╭─ Given information

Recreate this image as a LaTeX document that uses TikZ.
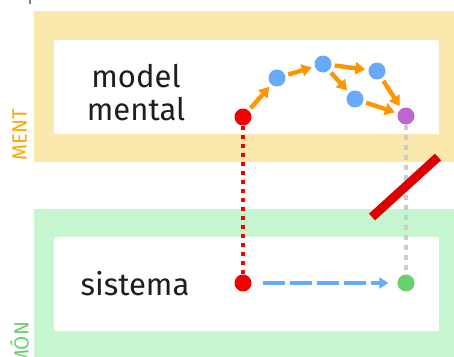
\documentclass[tikz,border=0pt]{standalone}
\usepackage{fontspec}
\setmainfont{Fira Sans}
\usetikzlibrary{arrows.meta}

\definecolor{mentbg}{RGB}{250,232,172}
\definecolor{monbg}{RGB}{198,246,208}
\definecolor{dotred}{RGB}{245,0,0}
\definecolor{dotblue}{RGB}{104,170,250}
\definecolor{dotpurple}{RGB}{190,102,208}
\definecolor{dotgreen}{RGB}{104,208,112}
\definecolor{steporange}{RGB}{255,150,0}
\definecolor{barred}{RGB}{222,0,0}
\definecolor{linkgray}{RGB}{204,204,204}
\definecolor{txt}{RGB}{30,30,30}

\begin{document}
\begin{tikzpicture}[x=1pt, y=-1pt,
    dot/.style={circle, fill=#1, minimum size=17pt, inner sep=0pt},
    label/.style={text=txt, font=\fontsize{31}{33}\selectfont, anchor=base, inner sep=0pt},
    side/.style={text=#1, font=\fontsize{20.5}{20.5}\selectfont, rotate=90, anchor=west, inner sep=0pt},
    hop/.style={steporange, line width=4.4pt, shorten <=3pt, shorten >=3pt,
      -{Triangle[length=10pt, width=12pt]}}]
  \useasboundingbox (0,0) rectangle (454,356);

  % two bands, each with a white panel
  \fill[mentbg] (34,11) rectangle (480,162);
  \fill[white] (54,40) rectangle (439,134);
  \fill[monbg] (34,209) rectangle (480,400);
  \fill[white] (54,237) rectangle (439,331);
  \draw[gray, line width=1.5pt] (30,-2) -- (30,4);

  \node (ment) at (19.5,161) [side=steporange!85!yellow] {MENT};
  \node (mon) at (19.5,366) [side=dotgreen] {MÓN};

  \node (mm1) at (136,87) [label] {model};
  \node (mm2) at (136,120) [label] {mental};
  \node (sis) at (135,295) [label] {sistema};

  \node (rt) at (243,117) [dot=dotred] {};
  \node (b1) at (277,78) [dot=dotblue] {};
  \node (b2) at (323,64) [dot=dotblue] {};
  \node (b3) at (377,71) [dot=dotblue] {};
  \node (b4) at (355,99) [dot=dotblue] {};
  \node (pt) at (406,116) [dot=dotpurple] {};
  \node (rb) at (243,283) [dot=dotred] {};
  \node (gb) at (406,283) [dot=dotgreen] {};

  \draw[dotred, line width=4.5pt, dash pattern=on 4.5pt off 4.5pt] (rt) -- (rb);
  \draw[linkgray, line width=4pt, dash pattern=on 5pt off 5pt] (pt) -- (gb);
  \draw[dotblue, line width=4pt, dash pattern=on 22pt off 5pt,
    shorten <=11pt, shorten >=9pt, -{Triangle[length=9pt, width=11pt]}] (rb) -- (gb);

  \draw[hop] (rt) -- (b1);
  \draw[hop] (b1) -- (b2);
  \draw[hop] (b2) -- (b3);
  \draw[hop] (b2) -- (b4);
  \draw[hop] (b3) -- (pt);
  \draw[hop] (b4) -- (pt);

  \coordinate (x1) at (372,217);
  \coordinate (x2) at (438,157);
  \draw[barred, line width=9pt] (x1) -- (x2);
\end{tikzpicture}
\end{document}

╰─

### [Request]
Make an exact copy of the lines from the top of the material through the line with "(sis) at (135,295)", pictures excluded.

### [Solution for this task]
Recreate this image as a LaTeX document that uses TikZ.
\documentclass[tikz,border=0pt]{standalone}
\usepackage{fontspec}
\setmainfont{Fira Sans}
\usetikzlibrary{arrows.meta}

\definecolor{mentbg}{RGB}{250,232,172}
\definecolor{monbg}{RGB}{198,246,208}
\definecolor{dotred}{RGB}{245,0,0}
\definecolor{dotblue}{RGB}{104,170,250}
\definecolor{dotpurple}{RGB}{190,102,208}
\definecolor{dotgreen}{RGB}{104,208,112}
\definecolor{steporange}{RGB}{255,150,0}
\definecolor{barred}{RGB}{222,0,0}
\definecolor{linkgray}{RGB}{204,204,204}
\definecolor{txt}{RGB}{30,30,30}

\begin{document}
\begin{tikzpicture}[x=1pt, y=-1pt,
    dot/.style={circle, fill=#1, minimum size=17pt, inner sep=0pt},
    label/.style={text=txt, font=\fontsize{31}{33}\selectfont, anchor=base, inner sep=0pt},
    side/.style={text=#1, font=\fontsize{20.5}{20.5}\selectfont, rotate=90, anchor=west, inner sep=0pt},
    hop/.style={steporange, line width=4.4pt, shorten <=3pt, shorten >=3pt,
      -{Triangle[length=10pt, width=12pt]}}]
  \useasboundingbox (0,0) rectangle (454,356);

  % two bands, each with a white panel
  \fill[mentbg] (34,11) rectangle (480,162);
  \fill[white] (54,40) rectangle (439,134);
  \fill[monbg] (34,209) rectangle (480,400);
  \fill[white] (54,237) rectangle (439,331);
  \draw[gray, line width=1.5pt] (30,-2) -- (30,4);

  \node (ment) at (19.5,161) [side=steporange!85!yellow] {MENT};
  \node (mon) at (19.5,366) [side=dotgreen] {MÓN};

  \node (mm1) at (136,87) [label] {model};
  \node (mm2) at (136,120) [label] {mental};
  \node (sis) at (135,295) [label] {sistema};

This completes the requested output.